Founded in 1987 at Dartmouth College, ACUNS moved to Brown University in 1992, before moving to Laurier in 2003. It has become the leading membership-based organization made up of individuals and institutions that are active in the work and study of the UN system. During its unprecedented three terms at Laurier, it has largely been under Edgar’s leadership.

“I was part of the team that put in the initial proposal back in 2001 for Laurier to host ACUNS,” says Edgar. “At the time, we were mainly a small liberal arts school, but Laurier was becoming part of the development of larger activities in Waterloo committed to the study of globalization — like the Centre for International Governance Innovation and later the Balsillie School of International Affairs.”

Over the past 15 years, Edgar and his team — ACUNS Coordinator Brenda Burns and Administrative Assistant Gwenith Cross — have dramatically changed the way ACUNS reaches out to, and disseminates the work of, its members. The organization convenes workshops, lectures and seminars around the world; publishes the award-winning quarterly journal Global Governance and a popular magazine-format print newsletter; and produces the monthly E-Update with podcasts featuring three series — current issues, professional development and book talks. At Laurier, ACUNS focused on embracing online communications — newsletters and podcasts — while also revamping the design of its traditional print publications.

“When ACUNS arrived here it was relatively limited to the western hemisphere,” says Edgar. “Now, we’ve become what we’re supposed to be — we’re much more global and that’s been a major success that I think the ACUNS Board of Directors would agree with. We’ve grown our profile and membership substantially in Central and South America, India, China, Japan and Korea, where we’re hosting our annual meeting this June.”
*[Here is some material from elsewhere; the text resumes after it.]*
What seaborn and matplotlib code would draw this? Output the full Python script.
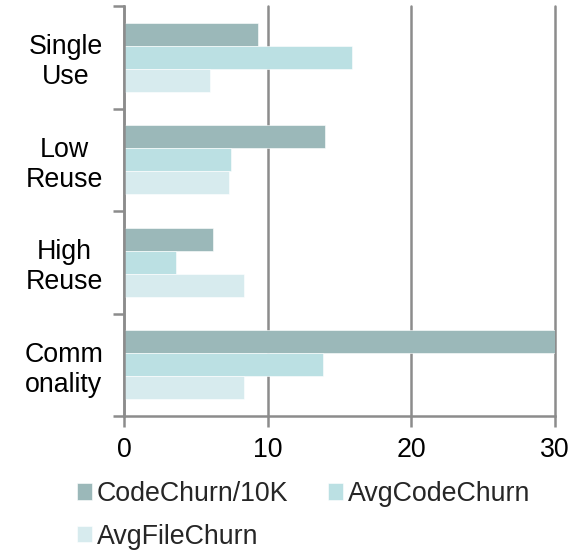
import matplotlib
matplotlib.use("Agg")
import matplotlib.pyplot as plt
import seaborn as sns
import pandas as pd

categories = ["Single\nUse", "Low\nReuse", "High\nReuse", "Comm\nonality"]
code_churn_10k = [9.3, 14.0, 6.2, 30.0]
avg_code_churn = [15.85, 7.45, 3.6, 13.85]
avg_file_churn = [6.0, 7.3, 8.35, 8.35]
series_names = ["CodeChurn/10K", "AvgCodeChurn", "AvgFileChurn"]
x_ticks = [0, 10, 20, 30]

colors = ["#9bb8b9", "#bbe0e3", "#d7ebee"]

df = pd.DataFrame({
    "category": categories * 3,
    "series": [s for s in series_names for _ in categories],
    "value": code_churn_10k + avg_code_churn + avg_file_churn,
})

sns.set_theme(style="white")
plt.rcParams["font.family"] = ["Liberation Sans", "DejaVu Sans"]
FS = 19.3

fig = plt.figure(figsize=(5.85, 5.5), dpi=100)
ax = fig.add_axes([124 / 585, 1 - 416 / 550, (555 - 124) / 585, (416 - 6) / 550])

sns.barplot(data=df, y="category", x="value", hue="series", orient="h",
            palette=colors, width=0.67, ax=ax, errorbar=None,
            edgecolor="white", linewidth=0.4, saturation=1, legend=True)

grid_color = "#8c8c8c"
ax.set_xlim(0, 30)
ax.set_ylim(3.5, -0.5)
ax.set_xticks(x_ticks)
ax.set_xticklabels([str(t) for t in x_ticks])
ax.set_axisbelow(True)
ax.xaxis.grid(True, color=grid_color, linewidth=1.8)
ax.yaxis.grid(False)
for gl in ax.get_xgridlines():
    gl.set_clip_on(False)

# category boundaries carry the y ticks
ax.set_yticks([-0.5, 0.5, 1.5, 2.5, 3.5])
ax.set_yticklabels([])
ax.set_yticks([0, 1, 2, 3], minor=True)
ax.set_yticklabels(categories, minor=True, multialignment="center")
ax.tick_params(axis="y", which="major", length=8, width=1.8, color=grid_color, direction="out", left=True)
ax.tick_params(axis="y", which="minor", length=0, pad=15, labelsize=FS, labelcolor="black")
ax.tick_params(axis="x", length=8, width=1.8, color=grid_color, direction="out", bottom=True,
               labelsize=FS, labelcolor="black", pad=7)

for side in ["top", "right"]:
    ax.spines[side].set_visible(False)
for side in ["left", "bottom"]:
    ax.spines[side].set_color(grid_color)
    ax.spines[side].set_linewidth(1.8)

ax.set_xlabel("")
ax.set_ylabel("")

handles, labels = ax.get_legend_handles_labels()
ax.get_legend().remove()
# legend fills columns first; order entries so they read across rows
order = [0, 2, 1]
fig.legend([handles[i] for i in order], [labels[i] for i in order],
           loc="upper left", bbox_to_anchor=(77 / 585, 1 - 481 / 550),
           ncol=2, frameon=False, fontsize=FS, handlelength=0.55, handleheight=0.55,
           handletextpad=0.2, columnspacing=1.47, labelspacing=0.63, borderpad=0,
           borderaxespad=0)

fig.savefig("out.png", dpi=100, facecolor="white")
The association’s materials now are received directly by approximately 3,500 individuals worldwide, and its work in promoting the World Humanitarian Summit reached over 40,000.

During the university’s second term hosting ACUNS, its Board of Directors asked if Laurier would be interested in competing for a third term — they liked what the university had been doing with the organization, says Edgar.

Laurier obliged and committed additional resources — a second staff member and PhD intern — allowing for increased emphasis on partnership development and the creation of a book review section that has become one of the organization’s most popular online resources.

Edgar is quick to stress, however, that the relationship between ACUNS and Laurier has not been one sided.

“Having ACUNS at Laurier has been a great resource for students in Waterloo doing research on the UN and global governance,” he says.

At any one point, there are four to eight undergraduate interns working with him and his team at ACUNS, which has been headquartered at the Balsillie School of International Affairs (BSIA). Between four to eight graduate students attend the organization’s annual meeting, giving them an opportunity to network with close to 300 scholars and practitioners working within the UN system.

“Moving outside of the United States was a big deal for ACUNS back in 2003, especially because of the general feeling that it should be an international organization,” says Edgar. “It was Laurier’s senior leadership at the time that believed in the vision to host it and who provided the resources — facilities and staff are a big commitment to make and not easy resources to find.”

ACUNS will leave Laurier and move on to its next home in 2018. Edgar will help with the transition, but will also find time to focus on his academic work — research in the area of transitional justice. The organization he helped build and improve will have moved on, and Edgar will continue to be a resource for students looking for advice and introductions to the world of multilateral global governance through Laurier’s Department of Political Science and his role with the BSIA.